Six tips for early-stage fintechs from an Aussie investor

To borrow a much-overused phrase from the Australian government, there has never been a more exciting time to be an Australian, particularly if you’re a fintech founder.

The Australian government has caught up with the transformative impact fintech could have on our financial system and economy and recently announced a raft of initiatives to boost Australia’s fintech activity and help make it more competitive internationally.

While many of these initiatives, particularly those that will relieve some of the regulatory burden, are long overdue, they have been welcomed by the fintech community.

Fintech founders who are just getting started will face an easier journey than older startups but even with these improvements, early-stage fintech founders will increase their chances of success if they follow these six tips.

1. Focus on your niche

The most successful fintech innovators have tremendous focus on a niche in the value chain. They have rapidly disintermediated and unbundled a product or service previously dominated by a large incumbent financial institution.

2. Put yourself in the incumbent’s shoes

Founders should thoroughly understand the options large incumbent financial institutions have available to them when faced with disruption, from buying to building to partnering.

With most incumbents having now acknowledged the disruption that’s occurring there are case studies of strategic partnerships or investments that provide examples of win-wins for both sides.

Founders should carefully evaluate each option they are considering to ensure the structure and incentives are aligned.

3. Develop long-term, enduring competitive advantages

Founders should have a clear understanding of how long-term, enduring competitive advantages will be created by their product or service and remain focused and persistent to achieve it. Of equal importance is the founder’s ability to articulate this understanding.

While the startup may currently have a competitive advantage such as offering superior customer experience or agility due to the absence of legacy systems, most incumbents are acknowledging the disruption occurring and have a pool of resources to rapidly replicate or erode advantages.

4. Develop a compliance culture

Founders need to accept the regulatory environment in which they currently operate and develop a compliance culture at all levels of their business.
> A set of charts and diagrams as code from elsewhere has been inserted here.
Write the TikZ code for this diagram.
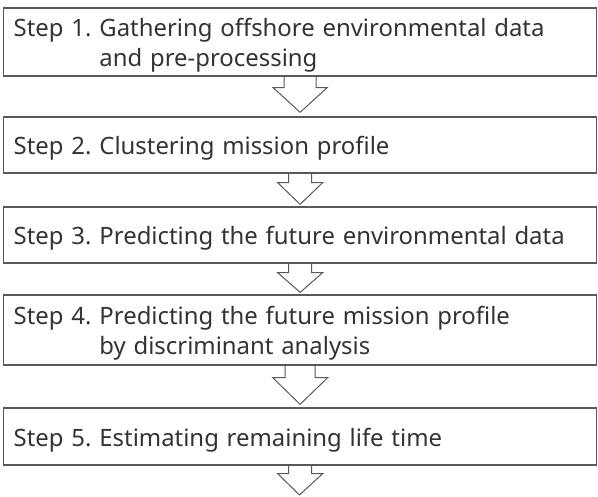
\documentclass[tikz,border=0pt]{standalone}
\usepackage{fontspec}
\setmainfont[WordSpace=1.25]{Noto Sans}
\usepackage{xcolor}
\usetikzlibrary{calc}

\definecolor{boxline}{HTML}{595959}
\definecolor{steptext}{HTML}{333333}

\tikzset{
  stepbox/.style={draw=boxline, line width=1.3pt, rectangle, anchor=west,
    minimum width=593pt, inner xsep=10pt, inner ysep=0pt, text height=20pt,
    font=\fontsize{23.9}{30}\selectfont, text=steptext},
  hollow/.style={draw=boxline, line width=1pt, line join=miter}
}

% label with the second line under the words, not under "Step n."
\newcommand{\steplabel}[2]{\makebox[573pt][l]{\begin{tabular}[t]{@{}l@{\hspace{8pt}}l@{}}#1 & #2\end{tabular}}}

% hollow block arrow: from box, tip, half shaft, half head, shaft length
\newcommand{\blockarrow}[5]{%
  \draw[hollow] ($(#1.south)+(-#3,0)$) -- ++(0,-#5) -- ++(#3-#4,0) -- (#2)
    -- ($(#1.south)+(#4,-#5)$) -- ++(#3-#4,0) -- ($(#1.south)+(#3,0)$);
}

\begin{document}
\begin{tikzpicture}[x=1pt, y=1pt]
    \useasboundingbox (0,0) rectangle (598,-497);

    \node[stepbox, minimum height=68pt, text depth=30pt] (step1) at (3,-42)
        {\steplabel{Step 1.}{Gathering offshore environmental data\\ & and pre-processing}};
    \node[stepbox, minimum height=56pt, text depth=0pt] (step2) at (3,-145)
        {\steplabel{Step 2.}{Clustering mission profile}};
    \node[stepbox, minimum height=56pt, text depth=0pt] (step3) at (3,-235)
        {\steplabel{Step 3.}{Predicting the future environmental data}};
    \node[stepbox, minimum height=70pt, text depth=30pt] (step4) at (3,-330)
        {\steplabel{Step 4.}{Predicting the future mission profile\\ & by discriminant analysis}};
    \node[stepbox, minimum height=57pt, text depth=0pt] (step5) at (3,-436.5)
        {\steplabel{Step 5.}{Estimating remaining life time}};
    \coordinate (finish) at (299.5,-495);

    \blockarrow{step1}{$(step2.north)+(0,4)$}{16}{27}{11}
    \blockarrow{step2}{$(step3.north)+(0,2)$}{11.5}{22.5}{9}
    \blockarrow{step3}{$(step4.north)+(0,2)$}{11.5}{22.5}{9}
    \blockarrow{step4}{$(step5.north)+(0,3)$}{15}{27.5}{12}
    \blockarrow{step5}{finish}{11.5}{22.5}{8}
\end{tikzpicture}
\end{document}
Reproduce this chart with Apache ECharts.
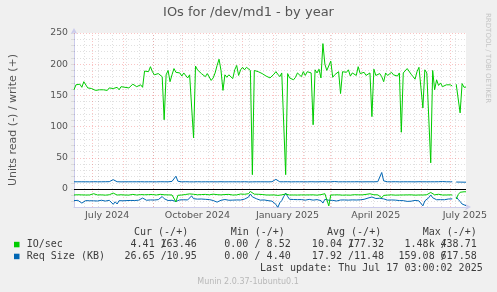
<!DOCTYPE html>
<html><head><meta charset="utf-8">
<script src="https://cdn.jsdelivr.net/npm/echarts@6/dist/echarts.min.js"></script>
<style>html,body{margin:0;padding:0;background:#f0f0f0}#c{width:497px;height:292px}</style>
</head><body><div id="c"></div>
<script>
// ---- data ----
const startTime = '2024-06-12T03:00:00';
const endTime = '2025-07-17T03:00:00';
const stepDays = 2;
const writeIO = [
159,167,165,168,163,172,175,162,163,161,
159,158,161,159,156,159,157,158,162,163,
161,161,163,159,164,162,163,165,162,161,
168,167,164,166,167,163,189,190,188,196,
188,183,180,185,186,180,111,183,190,172,
183,193,187,187,186,181,186,189,178,183,
186,82,197,191,188,185,182,180,185,187,
174,178,186,198,208,190,158,183,179,183,
181,177,191,198,182,191,195,191,195,192,
190,23,190,189,188,186,185,183,181,180,
178,180,184,188,184,180,186,184,23,185,
178,180,175,179,186,185,180,188,182,188,
190,186,103,191,186,192,178,233,200,190,
188,205,179,183,186,188,153,188,187,187,
191,181,186,183,182,196,185,185,187,182,
184,186,116,192,182,180,185,180,172,186,
182,184,187,183,186,181,186,91,186,187,
193,190,184,180,176,188,195,196,130,191,
186,189,42,190,159,175,166,170,164,165,
167,168,167,165,null,168,165,122,169,163,
163.46];
const writeReq = [
11.6,11.7,11.6,11.5,11.6,11.7,11.6,11.6,11.5,11.6,
11.7,11.6,11.6,11.5,11.6,11.6,11.7,11.6,11.8,12.4,
15.0,12.0,11.7,11.6,11.5,11.6,11.6,11.5,11.6,11.7,
11.6,11.5,11.6,11.6,11.7,11.6,11.5,11.6,11.6,11.7,
11.6,11.6,11.5,11.6,11.7,11.6,11.6,11.5,11.6,11.8,
12.2,13.5,20.5,12.5,11.6,11.5,11.6,11.7,11.6,11.5,
11.6,11.5,11.6,11.7,11.6,11.5,11.6,11.6,11.7,11.6,
11.5,11.6,11.6,11.5,11.6,11.7,11.6,11.5,11.6,11.6,
11.7,11.6,11.5,11.6,11.6,11.5,11.6,11.7,11.6,11.4,
11.2,11.5,11.6,11.6,11.5,11.6,11.7,11.6,11.6,11.5,
11.6,11.7,12.2,15.5,12.3,11.6,11.5,11.6,11.6,11.7,
11.6,11.5,11.6,11.6,11.7,11.6,11.5,11.6,11.6,11.5,
11.6,11.7,11.6,11.5,11.6,11.6,11.7,11.8,11.6,11.5,
11.6,11.6,11.7,12.0,11.6,11.5,11.6,11.6,11.5,11.6,
11.7,11.6,11.5,11.6,11.6,11.7,11.6,11.5,11.6,11.6,
11.5,11.6,11.7,11.6,11.6,11.8,12.5,26.5,13.0,11.7,
11.6,11.5,11.6,11.6,11.7,11.6,11.5,11.6,11.6,11.7,
11.6,11.5,11.6,11.6,11.5,11.6,11.7,11.6,11.6,11.5,
11.6,11.7,11.6,11.5,11.6,11.6,11.7,11.8,12.0,11.7,
11.6,11.5,11.6,11.6,null,11.2,11.0,11.1,11.0,10.95,
10.95];
const readIO = [
9.5,9.8,9.2,9.6,9.4,9.0,9.6,9.3,9.5,8.2,
7.5,8.8,9.5,9.7,9.3,9.6,9.8,9.4,9.2,7.0,
6.5,9.0,9.6,9.5,9.2,9.4,9.6,9.3,9.7,9.1,
8.6,9.4,9.6,9.2,8.9,8.0,9.2,9.5,9.0,9.3,
8.8,9.4,9.6,9.2,8.5,7.5,9.2,9.6,9.4,9.1,
9.5,10.5,20.5,10.0,9.3,9.6,9.0,8.7,9.4,7.8,
6.5,8.4,7.0,9.2,6.8,8.9,6.2,8.6,7.4,9.3,
6.5,8.2,7.2,9.0,7.6,9.4,6.9,8.8,9.5,8.6,
9.3,9.6,8.5,9.4,9.2,8.0,9.0,8.4,9.2,7.5,
4.0,6.0,8.2,8.8,8.4,9.0,8.8,9.3,9.5,9.2,
9.6,9.8,9.4,9.9,10.2,9.6,9.3,9.5,8.0,9.4,
9.6,9.2,9.5,9.8,9.6,9.0,9.4,9.7,9.5,9.1,
9.4,9.6,9.3,9.5,9.8,9.4,9.0,8.2,7.5,6.8,
27.0,9.6,9.2,9.4,9.7,9.3,9.5,9.8,9.2,9.6,
9.4,9.8,9.5,9.1,9.6,9.3,9.8,9.4,9.0,8.6,
8.1,7.6,8.4,9.2,9.5,9.3,9.6,14.0,10.2,9.4,
9.7,9.5,9.3,9.6,9.8,9.4,9.6,9.2,9.5,9.7,
9.4,9.6,9.3,9.6,9.8,9.4,9.5,9.2,9.6,9.4,
9.1,8.0,5.5,8.6,9.3,9.5,8.4,9.3,9.6,9.4,
9.5,9.6,9.4,9.5,null,16.0,9.0,5.2,4.6,4.4,
4.41];
const readReq = [
18.5,19.0,18.2,19.5,22.5,19.8,18.6,18.2,18.8,17.5,
18.9,18.4,19.2,18.6,18.0,18.7,19.3,18.5,18.1,17.0,
24.5,20.5,24.0,18.6,18.2,18.9,17.8,18.5,19.0,18.3,
17.6,18.4,18.8,17.9,16.5,14.5,17.2,18.0,18.6,17.5,
18.2,17.6,18.3,17.0,15.0,12.0,15.5,17.8,18.4,17.6,
18.0,18.5,20.0,18.2,17.4,18.0,17.2,16.8,17.5,15.0,
11.0,15.5,17.0,16.2,17.5,16.0,17.2,16.5,17.8,16.9,
17.5,18.4,19.2,21.0,22.0,18.0,17.2,16.8,17.5,18.0,
17.2,17.8,18.2,17.5,16.8,17.6,17.0,16.2,14.0,13.0,
8.0,12.5,13.5,15.5,17.0,17.8,18.2,17.5,18.0,18.6,
19.0,19.4,20.5,24.5,29.5,22.0,18.5,12.0,6.5,12.0,
16.5,17.2,16.8,17.4,17.0,17.6,16.9,17.2,17.8,17.0,
16.6,17.3,17.8,17.2,17.0,17.5,18.5,22.5,16.5,17.0,
18.0,17.4,18.2,20.0,19.2,18.0,17.6,18.2,17.5,17.2,
17.8,18.2,17.4,17.0,17.6,18.0,17.3,17.8,16.5,15.8,
14.5,13.5,12.8,14.0,15.2,15.0,14.8,14.5,15.8,17.0,
17.8,18.2,17.5,17.0,17.8,18.2,18.5,18.0,18.6,19.2,
19.8,20.2,19.5,18.8,18.2,18.6,19.0,22.0,27.0,19.0,
17.5,14.0,9.5,14.0,16.5,17.2,17.8,17.0,16.8,17.2,
16.5,16.0,16.4,15.8,null,12.5,16.5,20.0,24.0,26.0,
26.65];
const monthStarts = ['2024-07-01','2024-08-01','2024-09-01','2024-10-01','2024-11-01','2024-12-01',
  '2025-01-01','2025-02-01','2025-03-01','2025-04-01','2025-05-01','2025-06-01','2025-07-01'];
const minorGridStart = '2024-06-23';
const minorGridStepDays = 14;
const xLabelDates = ['2024-07-16','2024-10-16','2025-01-16','2025-04-16','2025-07-16'];
const xLabels = ['July 2024','October 2024','January 2025','April 2025','July 2025'];
const yMin = -28.8, yMax = 250;
const yLabels = [0,50,100,150,200,250];
const yMinorStep = 10;
const legendNames = ['IO/sec','Req Size (KB)'];
const legendHeaders = ['Cur (-/+)','Min (-/+)','Avg (-/+)','Max (-/+)'];
const legendValues = [
  [['4.41 /','163.46'],['0.00 /','8.52'],['10.04 /','177.32'],['1.48k /','438.71']],
  [['26.65 /','10.95'],['0.00 /','4.40'],['17.92 /','11.48'],['159.08 /','617.58']]
];
const lastUpdate = 'Last update: Thu Jul 17 03:00:02 2025';
const footer = 'Munin 2.0.37-1ubuntu0.1';
const sideText = 'RRDTOOL / TOBI OETIKER';
const titleText = 'IOs for /dev/md1 - by year';
const yName = 'Units read (-) / write (+)';

// ---- build ----
const ts = s => new Date(s.length === 10 ? s + 'T00:00:00' : s).getTime();
const DAY = 86400000;
const t0 = ts(startTime), t1 = ts(endTime);
const dayOf = s => (ts(s) - t0) / DAY;          // x position in days since start
const xMax = (t1 - t0) / DAY;
const xs = writeIO.map((_, i) => i * stepDays);
const neg = v => (v == null ? null : -v);
const pos = v => v;

const minorX = [];
for (let d = dayOf(minorGridStart); d < xMax; d += minorGridStepDays) minorX.push(d);
const minorY = [];
for (let v = -20; v < yMax; v += yMinorStep) if (v % 50 !== 0) minorY.push(v);
const allY = minorY.concat(yLabels).sort((a,b)=>a-b);
const labelPos = xLabelDates.map(dayOf);

const GREEN = '#00cc00', BLUE = '#0066b3';
const RED_GRID = 'rgba(240,60,60,0.30)', GRAY_GRID = 'rgba(0,0,0,0.12)';

function lineSeries(arr, fn, color) {
  return {
    type: 'line', data: xs.map((x, i) => [x, fn(arr[i])]),
    showSymbol: false, symbol: 'none', connectNulls: false, z: 3,
    lineStyle: { color, width: 1 }, itemStyle: { color },
    emphasis: { disabled: true }, silent: true, animation: false
  };
}

const gridLines = [];
minorX.forEach(d => gridLines.push({ xAxis: d, lineStyle: { color: GRAY_GRID, type: [1, 2], width: 1 } }));
minorY.forEach(v => gridLines.push({ yAxis: v, lineStyle: { color: GRAY_GRID, type: [1, 2], width: 1 } }));
monthStarts.forEach(s => gridLines.push({ xAxis: dayOf(s), lineStyle: { color: RED_GRID, type: [1, 2], width: 1 } }));
yLabels.forEach(v => { if (v !== 0) gridLines.push({ yAxis: v, lineStyle: { color: RED_GRID, type: [1, 2], width: 1 } }); });

const MONO = '10px "DejaVu Sans Mono"';
const TXT = '#3c3c3c';
const graphics = [];
function txt(x, y, text, align, font, fill, extra) {
  graphics.push(Object.assign({
    type: 'text', x, y, silent: true,
    style: { text, font: font || MONO, fill: fill || TXT, textAlign: align || 'left', align: align || 'left',
             textVerticalAlign: 'middle', verticalAlign: 'middle' }
  }, extra || {}));
}
const headerX = [134, 230.7, 327, 422.7];
const firstRight = [166.7, 260.4, 354, 446.7];
const secondRight = [196.7, 290.7, 384, 476.7];
legendHeaders.forEach((h, j) => txt(headerX[j], 232.7, h));
const rowY = [244.3, 256.2];
const rowColors = [GREEN, BLUE];
legendNames.forEach((n, r) => {
  graphics.push({ type: 'rect', silent: true, shape: { x: 14, y: rowY[r] - 2.5, width: 5.5, height: 5.5 },
    style: { fill: rowColors[r] } });
  txt(26.7, rowY[r], n);
  legendValues[r].forEach((pair, j) => {
    txt(firstRight[j], rowY[r], pair[0], 'right');
    txt(secondRight[j], rowY[r], pair[1], 'right');
  });
});
txt(482.7, 268.7, lastUpdate, 'right');
txt(248, 281.5, footer, 'center', '8px "DejaVu Sans"', '#b8b8b8');
txt(488, 13, sideText, 'left', '7px "DejaVu Sans"', '#c4c4c4', { rotation: -Math.PI / 2 });

const AXIS = '#ccccec';
const chart = echarts.init(document.getElementById('c'), null, { renderer: 'canvas' });
chart.setOption({
  backgroundColor: '#f0f0f0',
  animation: false,
  title: { text: titleText, left: 'center', top: 6, padding: 0,
    textStyle: { fontSize: 13, fontWeight: 'normal', color: '#555', fontFamily: 'DejaVu Sans' } },
  grid: { left: 66, top: 33, width: 400, height: 174, show: true, backgroundColor: '#ffffff', borderWidth: 0 },
  xAxis: {
    type: 'value', min: 0, max: xMax,
    axisLine: { show: true, onZero: false, lineStyle: { color: AXIS, width: 1 },
      symbol: ['none', 'arrow'], symbolSize: [5, 6], symbolOffset: [0, 5] },
    axisTick: { show: false },
    splitLine: { show: false },
    axisLabel: { customValues: labelPos, margin: 4, fontSize: 9.5, color: '#555', fontFamily: 'DejaVu Sans',
      formatter: (v) => { let k = 0, best = 1e9; labelPos.forEach((p, i) => { if (Math.abs(p - v) < best) { best = Math.abs(p - v); k = i; } }); return xLabels[k]; } }
  },
  yAxis: {
    type: 'value', min: yMin, max: yMax,
    name: yName, nameLocation: 'middle', nameGap: 55, nameRotate: 90,
    nameTextStyle: { fontSize: 11, color: '#555', fontFamily: 'DejaVu Sans' },
    axisLine: { show: true, onZero: false, lineStyle: { color: AXIS, width: 1 },
      symbol: ['none', 'arrow'], symbolSize: [5, 6], symbolOffset: [0, 5] },
    axisTick: { show: true, customValues: allY, length: 3, lineStyle: { color: '#dcdcdc' } },
    splitLine: { show: false },
    axisLabel: { customValues: yLabels, margin: 6, fontSize: 9.3, color: '#555', fontFamily: 'DejaVu Sans' }
  },
  series: [
    { type: 'line', data: [], silent: true, z: 1,
      markLine: { silent: true, z: 1, symbol: ['none', 'none'], label: { show: false }, animation: false,
        emphasis: { disabled: true }, data: gridLines } },
    lineSeries(readReq, neg, BLUE),
    lineSeries(readIO, neg, GREEN),
    lineSeries(writeReq, pos, BLUE),
    lineSeries(writeIO, pos, GREEN),
    { type: 'line', data: [], silent: true, z: 4,
      markLine: { silent: true, z: 6, symbol: ['none', 'none'], label: { show: false }, animation: false,
        emphasis: { disabled: true }, data: [{ yAxis: 0, lineStyle: { color: '#000', type: 'solid', width: 1 } }] } }
  ],
  graphic: { elements: graphics }
});
</script></body></html>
Founders will also benefit from being proactive in their engagement with regulators and government in an open, transparent and collaborative manner.

Embracing compliance can provide competitive advantages such as being a thought leader in lobbying for regulation and policy change, and in supporting the industry and contributing to the growth of the ecosystem.

5. Beware of capital intensity

Building a fintech business will be more capital intensive than building other startups. It will require significant working capital to account for the regulatory, compliance and complex requirements unique to the industry.

Founders should be disciplined in monitoring costs and avoid underestimating capital requirements when raising capital. Founders should raise enough to buy themselves at least 18 months of runway.

6. Embrace the growing fintech ecosystem

Although slow in getting started compared with countries like the United States the fintech ecosystem in Australia is finally booming.

There are a plethora of initiatives to support fintech founders, including grassroots communities such as Fintech Melbourne and Fintech Sydney, to fintech hubs such as Stone and Chalk in Sydney to events such as the recent Victorian government-sponsored pitch event at the Henley Club for fintechs to access a delegation of heavyweight investors from the United States.

Founders should explore collaboration opportunities and engage with the growing fintech ecosystem.